I’m sorry kids, if your economics and politics professors – who have dedicated their lives to knowing (that’s knowing; not feeling, not believing, knowing) about this sort of thing, have determined that Brexit, whatever your Dad and the Daily Telegraph say, is in fact a suicidally stupid bad move, that’s not ‘anti-Brexit bias’, it’s intellectual rigour and professional integrity.
They’re no more biased against Brexit than a physics professor teaching about gravity is biased against hovering.
Ah, but the Brexiters cry, you’re hoist on your own petard here, aren’t you? Going on about the importance of facts over opinion when where Brexit is concerned it’s all opinion so far, isn’t it?
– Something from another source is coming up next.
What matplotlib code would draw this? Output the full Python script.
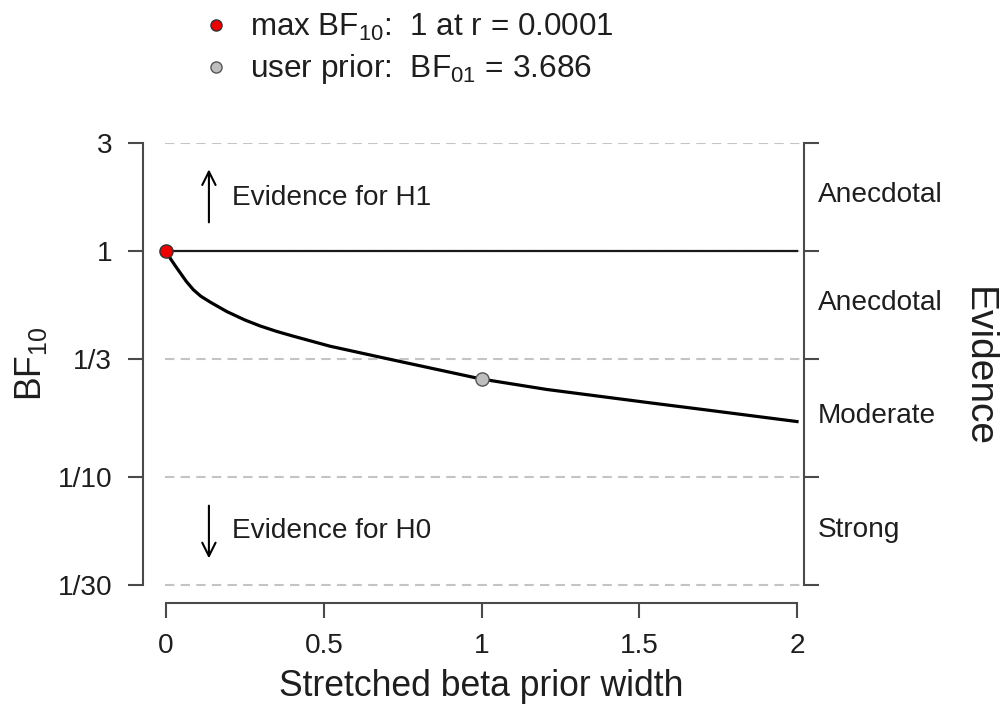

How can there be facts about something that hasn’t happened yet?
Well we do have some facts; enough to make some fairly sound predictions. And while no prediction is ever entirely concrete, ones based on the facts we have so far (ours) are a better bet than ones based on wishful thinking and romantic fantasies of bygone empire (theirs). And in particular, we have a pretty good idea of what will happen economically, as those who’ll be imposing the new economic reality upon us (the EU and the WTO) have told us what will happen (short version: we’re screwed).
So the Brexiters’ position is like that of a little guy who finds himself in the roughest pub in town, standing next to the biggest meanest bastard in that pub, who, when said big mean bastard sets off to the gents and says ‘Touch my pint and I’ll kill you’, thinks ‘Well until he actually kills me there’s no way of knowing what will happen, so I’d better drink his pint just to be absolutely sure.’
There aren’t two sides to every argument.
Well okay there are, but there aren’t always two valid sides, and our reluctance to say so is why we’re not only faced with Brexit, but a resurgence in Flat Eartherism in the 21st bloody century. Who knows what idiocy it might yet unleash.